During her undergraduate education at Smith College, Ladas participated in a student leadership program at the Roosevelts' Campobello Island home and summer retreat in New Brunswick, Canada, where she met Eleanor Roosevelt. Inspired by the first lady's feminism and activism, Dr. Ladas marched for civil rights in the South and in Washington.

She married Harold Samuel Ladas, a professor of psychology at Hunter College, on January 30, 1962. He died in 1989. They had two children, Robin Lee and Pamela Sue, and three grandchildren.

== Career ==

Ladas' career as a licensed psychologist and body psychotherapist would not only encompass psychotherapy, but also ultimately included efforts to educate on the topics of childbirth, breastfeeding, and sexuality.

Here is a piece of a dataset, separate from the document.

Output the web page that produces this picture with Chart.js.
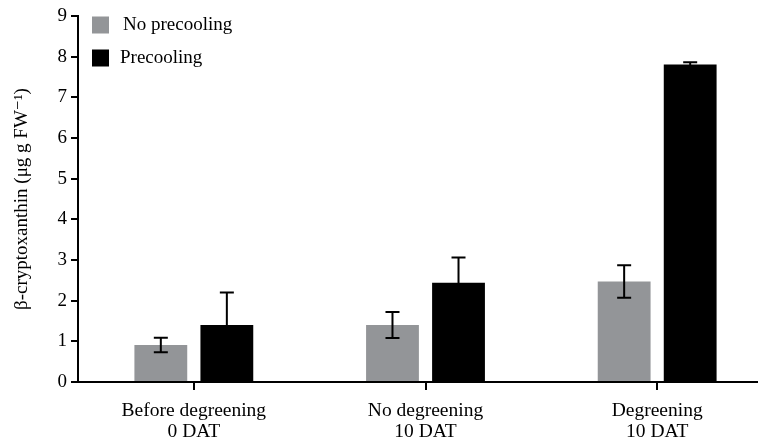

As an undergraduate, Ladas served as an intern from 1943 to 1944 with the Fair Employment Practices Commission in Washington, D.C, where she was successful in upgrading the positions of Black workers at the Patent Office. She continued to work there as a field examiner during her graduate education from 1944 to 1947. In 1945, also during her master's program, she served as a voluntary case worker at the National Institute of Mental Hygiene, now the National Institute of Mental Health, and worked as a social worker at the Payne Whitney Psychiatric Clinic from 1946 to 1947.

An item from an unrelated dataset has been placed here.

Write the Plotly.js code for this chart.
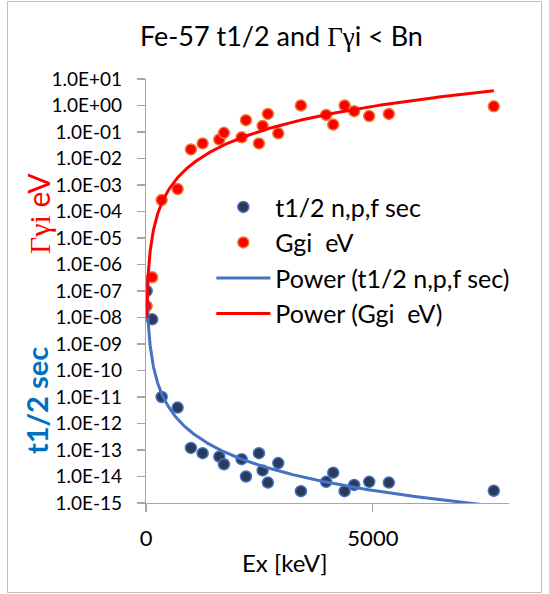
<!DOCTYPE html>
<html>
<head>
<meta charset="utf-8">
<script src="https://cdn.plot.ly/plotly-3.0.1.min.js"></script>
<style>
  html, body { margin: 0; padding: 0; background: #ffffff; }
  #wrap { position: relative; width: 549px; height: 594px; }
  #chart { position: absolute; left: 0; top: 0; width: 549px; height: 594px; }
  #frame { position: absolute; left: 7px; top: 1px; width: 533px; height: 590px;
           border: 1.5px solid #BFBFBF; pointer-events: none; }
</style>
</head>
<body>
<div id="wrap">
  <div id="chart"></div>
  <div id="frame"></div>
</div>
<script>
// Excitation energies (keV) of the levels
const exKeV = [14.4, 136, 345, 697, 990, 1248, 1615, 1718, 2107, 2203, 2489, 2570, 2687, 2915, 3414, 3970, 4126, 4377, 4588, 4919, 5352, 7665];
// Half-lives t1/2 (sec)
const halfLife = [1.0e-7, 8.5e-9, 1.0e-11, 4.0e-12, 1.2e-13, 7.6e-14, 5.6e-14, 2.9e-14, 4.5e-14, 1.0e-14, 7.6e-14, 1.7e-14, 5.9e-15, 3.2e-14, 2.8e-15, 6.3e-15, 1.4e-14, 2.8e-15, 4.8e-15, 6.3e-15, 5.9e-15, 2.9e-15];
// Gamma widths Ggi (eV)
const gammaWidth = [2.7e-8, 3.3e-7, 2.7e-4, 7.0e-4, 2.2e-2, 3.7e-2, 5.2e-2, 9.3e-2, 6.3e-2, 2.8e-1, 3.7e-2, 1.7e-1, 4.8e-1, 8.9e-2, 1.0, 4.4e-1, 1.9e-1, 1.0, 6.1e-1, 4.0e-1, 4.8e-1, 9.3e-1];

const yTickVals = [1e1, 1e0, 1e-1, 1e-2, 1e-3, 1e-4, 1e-5, 1e-6, 1e-7, 1e-8, 1e-9, 1e-10, 1e-11, 1e-12, 1e-13, 1e-14, 1e-15];
const yTickText = ["1.0E+01", "1.0E+00", "1.0E-01", "1.0E-02", "1.0E-03", "1.0E-04", "1.0E-05", "1.0E-06", "1.0E-07", "1.0E-08", "1.0E-09", "1.0E-10", "1.0E-11", "1.0E-12", "1.0E-13", "1.0E-14", "1.0E-15"];
const xTickVals = [0, 5000];
const xTickText = ["0", "5000"];

// Power-law trendline y = a*x^b, least squares in log-log space (as a spreadsheet does)
function powerFit(xs, ys) {
  const lx = xs.map(Math.log), ly = ys.map(Math.log);
  const n = lx.length;
  const mx = lx.reduce((s, v) => s + v, 0) / n;
  const my = ly.reduce((s, v) => s + v, 0) / n;
  let sxy = 0, sxx = 0;
  for (let i = 0; i < n; i++) { sxy += (lx[i] - mx) * (ly[i] - my); sxx += (lx[i] - mx) ** 2; }
  const b = sxy / sxx;
  const a = Math.exp(my - b * mx);
  return { a, b };
}
function fitCurve(xs, ys) {
  const f = powerFit(xs, ys);
  const x0 = Math.min(...xs), x1 = Math.max(...xs);
  const cx = [], cy = [];
  const N = 400;
  for (let i = 0; i <= N; i++) {
    const x = x0 * Math.pow(x1 / x0, i / N);
    cx.push(x); cy.push(f.a * Math.pow(x, f.b));
  }
  return { cx, cy };
}
const tFit = fitCurve(exKeV, halfLife);
const gFit = fitCurve(exKeV, gammaWidth);

const FONT = "Lato, 'Open Sans', sans-serif";
const SERIF = "'Liberation Serif', 'DejaVu Serif', serif";

const traces = [
  { x: exKeV, y: halfLife, type: 'scatter', mode: 'markers', name: 't1/2 n,p,f sec',
    legendgroup: 'a',
    marker: { color: '#2B3A57', size: 11, line: { color: '#4472C4', width: 1.5 } } },
  { x: exKeV, y: gammaWidth, type: 'scatter', mode: 'markers', name: 'Ggi\u00A0 eV',
    legendgroup: 'b',
    marker: { color: '#FF0000', size: 11, line: { color: '#ED7D31', width: 1.5 } } },
  { x: tFit.cx, y: tFit.cy, type: 'scatter', mode: 'lines', name: 'Power (t1/2 n,p,f sec)',
    legendgroup: 'c',
    line: { color: '#4472C4', width: 3 } },
  { x: gFit.cx, y: gFit.cy, type: 'scatter', mode: 'lines', name: 'Power (Ggi\u00A0 eV)',
    legendgroup: 'd',
    line: { color: '#FF0000', width: 3 } }
];

const layout = {
  width: 549, height: 594,
  paper_bgcolor: '#ffffff', plot_bgcolor: '#ffffff',
  margin: { l: 146, r: 40, t: 79, b: 91, pad: 0 },
  font: { family: FONT, color: '#000000' },
  title: { text: "Fe-57 t1/2 and <span style=\"font-family:" + SERIF.replace(/"/g, "'") + "\">Γγ</span>i &lt; Bn",
           font: { family: FONT, size: 27, color: '#000000' },
           xref: 'paper', x: 0.373, xanchor: 'center',
           yref: 'container', y: 1 - 37 / 594, yanchor: 'middle' },
  xaxis: { range: [0, 8000], tickvals: xTickVals, ticktext: xTickText,
           showgrid: false, zeroline: false, showline: true, linecolor: '#A6A6A6', linewidth: 1.2,
           ticks: 'outside', ticklen: 8, tickcolor: '#A6A6A6', tickwidth: 1.2,
           tickfont: { family: FONT, size: 22, color: '#000000' }, ticklabelstandoff: 7 },
  yaxis: { type: 'log', range: [-15, 1], tickvals: yTickVals, ticktext: yTickText,
           showgrid: false, zeroline: false, showline: true, linecolor: '#A6A6A6', linewidth: 1.2,
           ticks: 'outside', ticklen: 8, tickcolor: '#A6A6A6', tickwidth: 1.2,
           tickfont: { family: FONT, size: 19, color: '#000000' }, ticklabelstandoff: 11 },
  legend: { x: 0.18, y: 0.752, xanchor: 'left', yanchor: 'top', bgcolor: 'rgba(0,0,0,0)',
            font: { family: FONT, size: 25, color: '#000000' }, tracegroupgap: 0,
            itemwidth: 54 },
  showlegend: true,
  annotations: [
    { text: "<span style=\"font-family:" + SERIF.replace(/"/g, "'") + "\">Γγi</span> eV",
      xref: 'paper', yref: 'paper', x: (38 - 146) / 363, y: (503 - 214) / 424,
      xanchor: 'center', yanchor: 'middle', textangle: -90, showarrow: false,
      font: { family: FONT, size: 30, color: '#FF0000' } },
    { text: "<b>t1/2 sec</b>",
      xref: 'paper', yref: 'paper', x: (36 - 146) / 363, y: (503 - 401) / 424,
      xanchor: 'center', yanchor: 'middle', textangle: -90, showarrow: false,
      font: { family: FONT, size: 29, color: '#0070C0' } },
    { text: "Ex [keV]",
      xref: 'paper', yref: 'paper', x: (284 - 146) / 363, y: (503 - 562) / 424,
      xanchor: 'center', yanchor: 'middle', showarrow: false,
      font: { family: FONT, size: 24, color: '#000000' } }
  ]
};

Plotly.newPlot('chart', traces, layout, { displayModeBar: false, staticPlot: true });
</script>
</body>
</html>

During her master's program internship placement at the Jewish Board of Guardians, the precursor to the Jewish Board of Family and Children's Services, she met psychoanalyst and family therapy pioneer Nathan Ackerman. Ackerman hired Ladas once she completed her degree; thus 1947, she entered private practice as a family therapist in New York City and in Armonk, New York, and worked with Ackerman in that position until 1952.

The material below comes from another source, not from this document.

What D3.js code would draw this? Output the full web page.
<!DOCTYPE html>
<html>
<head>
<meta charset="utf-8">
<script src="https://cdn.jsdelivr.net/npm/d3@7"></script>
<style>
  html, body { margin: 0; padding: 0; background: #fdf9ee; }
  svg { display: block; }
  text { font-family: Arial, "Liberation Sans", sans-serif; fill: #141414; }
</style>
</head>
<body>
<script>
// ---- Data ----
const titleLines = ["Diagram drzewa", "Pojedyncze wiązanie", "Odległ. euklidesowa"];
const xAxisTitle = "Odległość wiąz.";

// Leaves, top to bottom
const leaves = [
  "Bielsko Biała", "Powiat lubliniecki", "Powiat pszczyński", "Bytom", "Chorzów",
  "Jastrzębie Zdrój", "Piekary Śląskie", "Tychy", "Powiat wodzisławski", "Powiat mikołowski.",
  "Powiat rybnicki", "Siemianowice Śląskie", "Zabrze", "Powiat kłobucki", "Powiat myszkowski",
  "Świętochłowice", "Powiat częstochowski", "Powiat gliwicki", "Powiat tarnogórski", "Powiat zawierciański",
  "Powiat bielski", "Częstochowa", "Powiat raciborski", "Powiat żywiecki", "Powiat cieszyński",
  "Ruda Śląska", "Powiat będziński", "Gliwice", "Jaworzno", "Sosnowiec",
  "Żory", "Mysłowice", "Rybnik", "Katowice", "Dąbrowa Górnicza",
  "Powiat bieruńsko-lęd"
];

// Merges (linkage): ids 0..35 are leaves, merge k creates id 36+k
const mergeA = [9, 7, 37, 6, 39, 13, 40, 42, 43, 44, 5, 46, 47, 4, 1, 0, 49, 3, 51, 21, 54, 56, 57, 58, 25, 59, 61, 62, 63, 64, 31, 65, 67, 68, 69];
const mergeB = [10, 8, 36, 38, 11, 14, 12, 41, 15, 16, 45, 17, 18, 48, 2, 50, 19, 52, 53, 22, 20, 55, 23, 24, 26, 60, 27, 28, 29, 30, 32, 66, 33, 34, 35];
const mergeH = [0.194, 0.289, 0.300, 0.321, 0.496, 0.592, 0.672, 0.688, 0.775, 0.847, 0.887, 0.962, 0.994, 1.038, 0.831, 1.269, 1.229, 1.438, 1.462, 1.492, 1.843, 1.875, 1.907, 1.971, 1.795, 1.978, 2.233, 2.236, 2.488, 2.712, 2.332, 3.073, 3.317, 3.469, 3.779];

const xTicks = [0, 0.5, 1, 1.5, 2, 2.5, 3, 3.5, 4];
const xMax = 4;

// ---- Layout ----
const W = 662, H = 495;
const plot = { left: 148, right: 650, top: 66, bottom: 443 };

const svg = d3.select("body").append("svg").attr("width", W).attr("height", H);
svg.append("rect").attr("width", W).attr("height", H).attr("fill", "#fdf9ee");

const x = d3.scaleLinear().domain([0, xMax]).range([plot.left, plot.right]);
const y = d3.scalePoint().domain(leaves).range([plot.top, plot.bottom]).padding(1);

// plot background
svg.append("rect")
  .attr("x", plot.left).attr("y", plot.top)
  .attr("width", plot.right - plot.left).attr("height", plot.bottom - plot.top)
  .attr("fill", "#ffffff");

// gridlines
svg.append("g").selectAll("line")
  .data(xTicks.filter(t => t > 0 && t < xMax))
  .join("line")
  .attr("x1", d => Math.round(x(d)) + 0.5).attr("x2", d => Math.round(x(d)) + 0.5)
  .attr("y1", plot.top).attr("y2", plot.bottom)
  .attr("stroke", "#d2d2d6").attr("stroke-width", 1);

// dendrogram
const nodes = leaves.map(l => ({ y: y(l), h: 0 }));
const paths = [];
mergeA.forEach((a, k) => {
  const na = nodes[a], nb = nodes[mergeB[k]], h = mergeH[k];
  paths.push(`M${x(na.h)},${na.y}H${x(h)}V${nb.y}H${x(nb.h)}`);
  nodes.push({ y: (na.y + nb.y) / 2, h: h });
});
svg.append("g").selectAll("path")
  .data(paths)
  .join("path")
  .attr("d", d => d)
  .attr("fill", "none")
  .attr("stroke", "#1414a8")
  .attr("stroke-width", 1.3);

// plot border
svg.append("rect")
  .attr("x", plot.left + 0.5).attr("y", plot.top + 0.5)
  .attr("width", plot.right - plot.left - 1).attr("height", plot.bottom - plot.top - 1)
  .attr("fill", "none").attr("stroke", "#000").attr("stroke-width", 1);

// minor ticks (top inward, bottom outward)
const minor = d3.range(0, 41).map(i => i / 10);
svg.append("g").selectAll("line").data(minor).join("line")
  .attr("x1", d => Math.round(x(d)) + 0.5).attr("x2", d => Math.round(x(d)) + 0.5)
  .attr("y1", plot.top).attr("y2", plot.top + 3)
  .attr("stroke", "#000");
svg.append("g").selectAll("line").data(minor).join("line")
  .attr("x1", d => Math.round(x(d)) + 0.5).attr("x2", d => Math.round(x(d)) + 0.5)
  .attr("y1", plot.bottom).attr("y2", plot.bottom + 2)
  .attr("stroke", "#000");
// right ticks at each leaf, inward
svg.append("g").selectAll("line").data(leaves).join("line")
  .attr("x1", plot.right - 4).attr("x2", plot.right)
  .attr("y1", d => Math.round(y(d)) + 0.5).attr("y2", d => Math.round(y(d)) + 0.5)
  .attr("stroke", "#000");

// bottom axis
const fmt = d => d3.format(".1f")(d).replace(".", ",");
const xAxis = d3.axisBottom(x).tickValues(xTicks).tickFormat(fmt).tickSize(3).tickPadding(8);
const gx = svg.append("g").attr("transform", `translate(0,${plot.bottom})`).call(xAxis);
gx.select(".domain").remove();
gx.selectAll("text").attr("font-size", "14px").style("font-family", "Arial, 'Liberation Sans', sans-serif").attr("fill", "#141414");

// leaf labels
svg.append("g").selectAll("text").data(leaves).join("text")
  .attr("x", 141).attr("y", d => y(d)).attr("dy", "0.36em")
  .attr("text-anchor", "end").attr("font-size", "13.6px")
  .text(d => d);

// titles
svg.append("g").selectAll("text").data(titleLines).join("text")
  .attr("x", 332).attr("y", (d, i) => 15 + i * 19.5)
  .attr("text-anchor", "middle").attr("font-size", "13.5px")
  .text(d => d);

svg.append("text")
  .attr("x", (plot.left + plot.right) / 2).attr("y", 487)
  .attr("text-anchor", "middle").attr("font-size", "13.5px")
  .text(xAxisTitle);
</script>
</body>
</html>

From 1952 to 1957, she was the Director of Child Guidance at public schools in Caldwell, NJ.

Critical of traditional talk therapy, Ladas became a follower of the Austrian psychologist Wilhelm Reich, a developer of psychosexual theories centered on the orgasm, due to his incorporation of the body into methods of psyschotherapy. She joined his staff at the Infant Research Center in New York in the early 1950s. In 1956, she helped Reich's student Alexander Lowen found the Institute for Bioenergetic Analysis, which focuses on the bodily underpinnings of mental health.

Reich's work inspired Ladas to study infants and breastfeeding, for which she travelled to France to learn about the Lamaze technique of childbirth, whereby women are encouraged to move around and use controlled breathing and relaxation as tools to begin labor. Upon her return in 1959, she became instrumental in bringing the technique to an American audience as one of the first individuals to teach Lamaze classes in the United States.

Ladas worked as a counselor and assistant to the director at Maternal Care Adoption Service in Lakeville, CT, from 1957 to 1960. Then, partially during her doctoral studies, she was a staff member of the Young Women's Christian Association (YWCA) school in New York City from 1967 to 1973. In 1979, she became a member of staff of the Family Life Institute of Westchester County, NY.

In the 1970s, Dr. Ladas served on the boards of the Society for the Scientific Study of Sexuality, in Allentown, PA, and the International Institute of Bioenergetic Analysis, based in Barcelona, Spain. A study she conducted with her husband, Harold Ladas, about the effects of body psychotherapy on women's sexuality, led to her collaboration in the early 1980s with Beverly Whipple and John Perry on the pioneering book The G Spot and Other Recent Discoveries About Human Sexuality. Published in 1982, it became an international bestseller.